Councillors say that these sights may further traumatise youngsters with violent backgrounds and they add that the use of a cap gun in the act is no longer funny in the wake of the Dunblane massacre.

Vivienne McDonald, a council spokeswoman, said: "We are not
against Punch and Judy or clowns - only certain features of their act."

'Professor' Glyn Edwards, who heads The World Wide Friends of
Punch and Judy and has himself been a Punchman for 40 years
ridicules the suggestion that Punch and Judy are harmful:

"Attacking Punch and Judy is rather like animal liberationists
complaining about Tom and Jerry. You are treating a fantasy as if it was real life. "If one clown kicks another in a circus ring, it's funny. If the same thing happens in Marseille it is football hooliganism."
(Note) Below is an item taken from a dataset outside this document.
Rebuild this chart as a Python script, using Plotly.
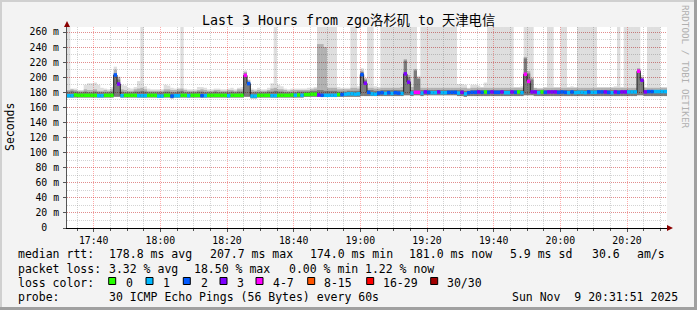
import plotly.graph_objects as go
import pandas as pd

# ---------------- data ----------------
START = "2025-11-09 17:32:00"
END = "2025-11-09 20:32:00"
times = pd.date_range(START, periods=180, freq="min")

median = [
    175.5, 175.5, 176.5, 176, 176, 176, 176, 176, 176, 175.5,
    175.5, 176, 176, 176, 203, 191, 175.5, 176, 176, 176,
    176, 175.5, 175.5, 175.5, 176, 176, 176, 175, 175, 176,
    176, 175, 175.5, 175.5, 176, 176, 175.5, 176, 176, 176,
    175.5, 175.5, 176, 176, 176, 176, 176, 176, 175.5, 176,
    176, 176, 176, 202.5, 191.5, 175, 175, 176, 176, 176,
    176, 175.5, 175.5, 176, 176, 176, 176, 176.5, 176, 176.5,
    176, 177, 177, 177.5, 177.5, 176.5, 176, 176, 176, 176,
    176, 177, 177, 177.5, 178, 178, 177.5, 178, 203.5, 192,
    180, 178, 177.5, 179, 179.5, 178.5, 179.5, 178.5, 179.5, 179,
    178.5, 204.5, 193.5, 179, 180, 180, 179, 180.5, 180, 179.5,
    179.5, 180.5, 179.5, 179.5, 180, 180, 180, 179, 180, 178,
    179.5, 180, 180, 180.5, 180, 180.5, 180, 180.5, 180, 180,
    180.5, 179.5, 179.5, 180.5, 180, 180.5, 179.5, 204, 194.5, 180.5,
    180.5, 179.5, 180.5, 180, 180.5, 180.5, 180.5, 180, 180.5, 180,
    179.5, 180.5, 179.5, 180, 180, 179.5, 180.5, 180, 180, 180.5,
    180.5, 180.5, 180, 179.5, 180.5, 180, 180.5, 180.5, 180.5, 180.5,
    180.5, 208, 196, 180.5, 181, 181, 181, 181, 181, 181,
]

# number of lost pings (of 30) per step
loss = [
    1, 1, 0, 0, 0, 0, 0, 0, 0, 1,
    1, 0, 0, 0, 2, 3, 1, 0, 0, 0,
    0, 1, 1, 1, 0, 0, 0, 1, 1, 0,
    0, 2, 1, 1, 0, 0, 1, 0, 0, 0,
    2, 1, 0, 0, 0, 0, 0, 0, 1, 0,
    0, 0, 0, 5, 2, 1, 1, 0, 0, 0,
    0, 1, 1, 0, 0, 0, 0, 0, 1, 0,
    1, 0, 0, 0, 0, 3, 2, 1, 1, 1,
    1, 0, 2, 1, 1, 1, 1, 1, 2, 3,
    2, 1, 1, 2, 2, 1, 2, 1, 2, 2,
    1, 3, 3, 1, 5, 5, 1, 3, 2, 1,
    1, 3, 1, 1, 2, 2, 2, 1, 3, 1,
    2, 2, 2, 3, 2, 0, 2, 3, 2, 2,
    3, 1, 1, 3, 2, 0, 1, 5, 5, 3,
    3, 1, 0, 2, 3, 3, 3, 2, 2, 2,
    1, 2, 1, 1, 1, 1, 2, 1, 1, 2,
    2, 3, 2, 1, 3, 2, 3, 3, 1, 1,
    1, 5, 3, 3, 2, 2, 1, 1, 1, 1,
]

smoke_min = [
    173, 173, 173, 173, 173, 173, 173, 173, 173, 173,
    173, 173, 173, 173, 174, 174, 173, 173, 173, 173,
    173, 173, 173, 173, 173, 173, 173, 173, 173, 173,
    173, 172, 173, 173, 173, 173, 173, 173, 173, 173,
    173, 173, 173, 173, 173, 173, 173, 173, 173, 173,
    173, 173, 173, 174, 174, 172, 172, 173, 173, 173,
    173, 173, 173, 173, 173, 173, 173, 173, 173, 173,
    173, 174, 174, 174, 174, 174, 174, 174, 174, 174,
    174, 174, 174, 174, 174, 174, 174, 174, 175, 175,
    175, 175, 175, 175, 175, 175, 175, 175, 175, 175,
    175, 176, 176, 175, 176, 176, 175, 176, 176, 176,
    176, 176, 176, 176, 176, 176, 176, 175, 175, 174,
    175, 175, 175, 175, 175, 175, 175, 175, 175, 175,
    175, 175, 175, 175, 175, 175, 175, 176, 176, 176,
    175, 175, 175, 175, 175, 175, 175, 175, 175, 175,
    175, 175, 175, 175, 175, 175, 175, 175, 175, 175,
    175, 175, 175, 175, 175, 175, 175, 175, 175, 175,
    175, 176, 176, 175, 175, 175, 175, 175, 175, 175,
]

smoke_dark = [
    181, 182, 181, 180, 180, 181, 180, 180, 181, 180,
    180, 180, 180, 181, 205, 197, 181, 180, 180, 180,
    181, 181, 182, 181, 180, 180, 180, 180, 180, 181,
    181, 180, 180, 181, 182, 180, 180, 180, 180, 181,
    181, 180, 180, 180, 181, 180, 180, 180, 180, 181,
    180, 181, 181, 205, 194, 180, 180, 180, 180, 180,
    181, 181, 182, 181, 181, 180, 180, 180, 180, 181,
    181, 181, 181, 182, 182, 183, 183, 182, 182, 182,
    182, 181, 181, 181, 182, 182, 182, 182, 207, 196,
    183, 183, 182, 182, 183, 183, 183, 183, 183, 183,
    183, 222, 200, 183, 209, 198, 183, 183, 183, 183,
    183, 183, 183, 183, 183, 183, 183, 183, 183, 182,
    182, 183, 183, 183, 183, 183, 183, 183, 183, 183,
    183, 183, 183, 183, 183, 183, 183, 225, 205, 197,
    183, 183, 183, 183, 183, 183, 183, 183, 183, 183,
    183, 183, 183, 183, 183, 183, 183, 183, 183, 183,
    183, 183, 183, 183, 183, 183, 183, 183, 183, 183,
    183, 210, 198, 183, 183, 183, 183, 183, 183, 183,
]

smoke_mid = [
    183, 184, 183, 182, 182, 184, 183, 183, 184, 182,
    182, 183, 182, 184, 210, 200, 184, 183, 182, 182,
    184, 185, 186, 184, 182, 182, 182, 182, 182, 184,
    184, 183, 183, 184, 185, 183, 182, 182, 182, 183,
    184, 183, 182, 182, 183, 183, 182, 182, 183, 183,
    182, 184, 184, 207, 196, 183, 182, 183, 182, 182,
    183, 185, 186, 184, 184, 183, 182, 183, 183, 183,
    183, 183, 183, 184, 185, 244, 244, 240, 186, 186,
    186, 184, 184, 184, 184, 186, 186, 185, 209, 198,
    186, 186, 185, 185, 186, 186, 186, 186, 186, 186,
    187, 224, 203, 187, 211, 200, 186, 186, 186, 186,
    186, 186, 186, 186, 186, 186, 186, 186, 186, 186,
    185, 186, 186, 186, 186, 186, 186, 186, 186, 186,
    186, 186, 186, 186, 186, 186, 186, 227, 208, 199,
    186, 185, 185, 186, 186, 186, 186, 186, 186, 186,
    186, 186, 186, 186, 186, 186, 186, 186, 186, 186,
    186, 186, 186, 186, 186, 186, 186, 186, 186, 186,
    186, 212, 200, 186, 186, 186, 186, 186, 186, 186,
]

smoke_max = [
    267, 185, 185, 183, 183, 190, 192, 192, 193, 190,
    186, 185, 184, 187, 214, 201, 190, 189, 186, 185,
    187, 195, 267, 188, 185, 184, 184, 184, 184, 190,
    189, 186, 185, 186, 267, 185, 184, 184, 184, 187,
    187, 186, 184, 184, 185, 185, 184, 184, 185, 186,
    184, 186, 187, 209, 197, 185, 184, 186, 184, 184,
    186, 192, 267, 190, 188, 185, 184, 185, 185, 185,
    185, 185, 186, 186, 187, 267, 267, 267, 267, 267,
    267, 187, 186, 186, 186, 267, 267, 188, 212, 199,
    267, 267, 188, 187, 267, 267, 267, 267, 267, 267,
    267, 267, 267, 267, 267, 202, 267, 267, 267, 267,
    267, 267, 267, 267, 267, 267, 267, 191, 191, 190,
    186, 190, 190, 189, 187, 193, 267, 267, 267, 267,
    267, 267, 267, 267, 187, 187, 188, 267, 267, 267,
    186, 186, 186, 187, 267, 267, 187, 187, 267, 267,
    187, 188, 187, 267, 267, 267, 267, 267, 267, 187,
    187, 187, 187, 187, 188, 267, 187, 267, 267, 267,
    267, 267, 203, 187, 267, 267, 267, 267, 187, 187,
]

loss_labels = ["0", "1", "2", "3", "4-7", "8-15", "16-29", "30/30"]
loss_colors = ["#26ff00", "#00b8ff", "#0059ff", "#7e00ff",
               "#ff00ff", "#ff5500", "#ff0000", "#a10000"]

y_ticks = [0, 20, 40, 60, 80, 100, 120, 140, 160, 180, 200, 220, 240, 260]
y_labels = ["0\u00a0\u00a0"] + [f"{v} m" for v in y_ticks[1:]]

stats_rtt = ["178.8 ms avg", "207.7 ms max", "174.0 ms min", "181.0 ms now", "5.9 ms sd", "30.6", "am/s"]
stats_loss = ["3.32 % avg", "18.50 % max", "0.00 % min", "1.22 % now"]

TITLE = "Last 3 Hours from zgo洛杉矶 to 天津电信"
PROBE = "30 ICMP Echo Pings (56 Bytes) every 60s"
STAMP = "Sun Nov\u00a0\u00a09 20:31:51 2025"

# ---------------- helpers ----------------
W, H = 697, 310
L, R, T, B = 67, 30, 27, 82
PW, PH = W - L - R, H - T - B


def px(x):
    return (x - L) / PW


def py(y):
    return (H - B - y) / PH


def loss_class(n):
    if n <= 3:
        return n
    if n <= 7:
        return 4
    if n <= 15:
        return 5
    if n <= 29:
        return 6
    return 7


MONO = "DejaVu Sans Mono"
STEP_MS = 60000

fig = go.Figure()

# smoke layers
for top, col in [(smoke_max, "rgba(0,0,0,0.13)"),
                 (smoke_mid, "rgba(0,0,0,0.20)"),
                 (smoke_dark, "rgba(0,0,0,0.30)")]:
    fig.add_trace(go.Bar(
        x=times, base=smoke_min,
        y=[t - b for t, b in zip(top, smoke_min)],
        width=STEP_MS, offset=0,
        marker=dict(color=col, line=dict(width=0)),
        hoverinfo="skip",
    ))

# median black step line
end_t = pd.Timestamp(END)
fig.add_trace(go.Scatter(
    x=list(times) + [end_t], y=median + [median[-1]],
    mode="lines", line=dict(color="#202020", width=1, shape="hv"),
    hoverinfo="skip",
))

# coloured median blocks per loss class
for ci, col in enumerate(loss_colors):
    xs, ys = [], []
    for i, (t, m, n) in enumerate(zip(times, median, loss)):
        if loss_class(n) == ci:
            t1 = times[i + 1] if i + 1 < len(times) else end_t
            xs += [t, t1, None]
            ys += [m, m, None]
    if xs:
        fig.add_trace(go.Scatter(
            x=xs, y=ys, mode="lines",
            line=dict(color=col, width=3.5),
            hoverinfo="skip",
        ))

MAJ = "rgba(255,0,0,0.33)"
MIN = "rgba(130,130,130,0.35)"

fig.update_layout(
    width=W, height=H,
    margin=dict(l=L, r=R, t=T, b=B),
    paper_bgcolor="#f3f3f3", plot_bgcolor="#ffffff",
    showlegend=False, barmode="overlay",
    font=dict(family=MONO, color="#000"),
    xaxis=dict(
        type="date", range=[START, END],
        tickmode="linear", tick0="2025-11-09 17:40:00", dtick=1200000,
        tickformat="%H:%M",
        showgrid=True, gridcolor=MAJ, gridwidth=1, griddash="1px,1px",
        minor=dict(tickmode="linear", tick0="2025-11-09 17:40:00", dtick=300000,
                   showgrid=True, gridcolor=MIN, gridwidth=1, griddash="1px,1px",
                   ticks="outside", ticklen=2, tickcolor="#555"),
        ticks="outside", ticklen=3, tickcolor="#555",
        showline=True, linecolor="#000", linewidth=1,
        zeroline=False,
        tickfont=dict(family=MONO, size=9.8, color="#000"),
        ticklabelstandoff=0,
    ),
    yaxis=dict(
        range=[0, PH / 0.7538],
        tickmode="array", tickvals=y_ticks, ticktext=y_labels,
        showgrid=True, gridcolor=MAJ, gridwidth=1, griddash="1px,1px",
        minor=dict(tickmode="linear", tick0=0, dtick=10,
                   showgrid=True, gridcolor=MIN, gridwidth=1, griddash="1px,1px"),
        ticks="outside", ticklen=3, tickcolor="#555",
        showline=True, linecolor="#555", linewidth=1,
        zeroline=False,
        tickfont=dict(family=MONO, size=9.8, color="#000"),
        ticklabelstandoff=2,
    ),
)

ann = []


def text(x, y, s, size=11.5, anchor="left", color="#000", angle=0, family=MONO):
    ann.append(dict(x=px(x), y=py(y), xref="paper", yref="paper", text=s,
                    showarrow=False, xanchor=anchor, yanchor="middle",
                    textangle=angle, font=dict(family=family, size=size, color=color)))


text(348.5, 20.5, TITLE, size=13.3, anchor="center",
     family="DejaVu Sans Mono, Noto Sans CJK SC")
text(10, 127, "Seconds", size=11.5, anchor="center", angle=-90)
text(686, 67, "RRDTOOL / TOBI OETIKER", size=9.3, anchor="center", angle=90, color="#b0b0b0")

row_y = [253.5, 268.5, 282.5, 296.5]
text(16, row_y[0], "median rtt:")
for xpos, s in zip([107.3, 207.7, 307.7, 407.3, 508, 590, 635], stats_rtt):
    text(xpos, row_y[0], s)
text(16, row_y[1], "packet loss:")
for xpos, s in zip([107.3, 192.3, 286.7, 363.3], stats_loss):
    text(xpos, row_y[1], s)
text(16, row_y[2], "loss color:")
box_x = [108.7, 146, 183.3, 220, 256, 307.7, 366.7, 430.7]
lab_x = [124, 161.3, 198.7, 235.3, 270.7, 321.7, 380.7, 445]
shapes = []
for bx, lx, lab, col in zip(box_x, lab_x, loss_labels, loss_colors):
    text(lx, row_y[2], lab)
    shapes.append(dict(type="rect", xref="paper", yref="paper",
                       x0=px(bx), x1=px(bx + 7), y0=py(284.5), y1=py(277.5),
                       fillcolor=col, line=dict(color="#000", width=1)))
text(16, row_y[3], "probe:")
text(107.3, row_y[3], PROBE)
text(680, row_y[3], STAMP, anchor="right")

# axis arrows (dark red)
shapes.append(dict(type="path", xref="paper", yref="paper",
                   path=f"M {px(64)},{py(27)} L {px(70)},{py(27)} L {px(67)},{py(21)} Z",
                   fillcolor="#8b0000", line=dict(width=0)))
shapes.append(dict(type="path", xref="paper", yref="paper",
                   path=f"M {px(667)},{py(225)} L {px(667)},{py(231)} L {px(673)},{py(228)} Z",
                   fillcolor="#8b0000", line=dict(width=0)))

# image frame (shaded border)
shapes.append(dict(type="rect", xref="paper", yref="paper", layer="above",
                   x0=px(0), x1=px(2), y0=py(310), y1=py(0), fillcolor="#d0d0d0", line=dict(width=0)))
shapes.append(dict(type="rect", xref="paper", yref="paper", layer="above",
                   x0=px(0), x1=px(697), y0=py(2), y1=py(0), fillcolor="#d0d0d0", line=dict(width=0)))
shapes.append(dict(type="rect", xref="paper", yref="paper", layer="above",
                   x0=px(694), x1=px(697), y0=py(310), y1=py(0), fillcolor="#a0a0a0", line=dict(width=0)))
shapes.append(dict(type="rect", xref="paper", yref="paper", layer="above",
                   x0=px(0), x1=px(697), y0=py(310), y1=py(307), fillcolor="#a0a0a0", line=dict(width=0)))

fig.update_layout(annotations=ann, shapes=shapes)
fig.write_html("out.html")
North Derbyshire Women's Aid, however, which deals with domestic violence, said it was pleased at the council's move:

"A lot of children who come to us have witnessed violence in the home - if they are going out to a show and seeing that again, we would think that would have an effect on them."

This is not the first time that Punch and Judy has come under attack. When protesters tried to enlist the aid of Charles Dickens, he responded: "I regard it as quite harmless in its influence and no more than an outrageous joke."

Some Derbyshire councillors and parents, it seems, no longer find it funny.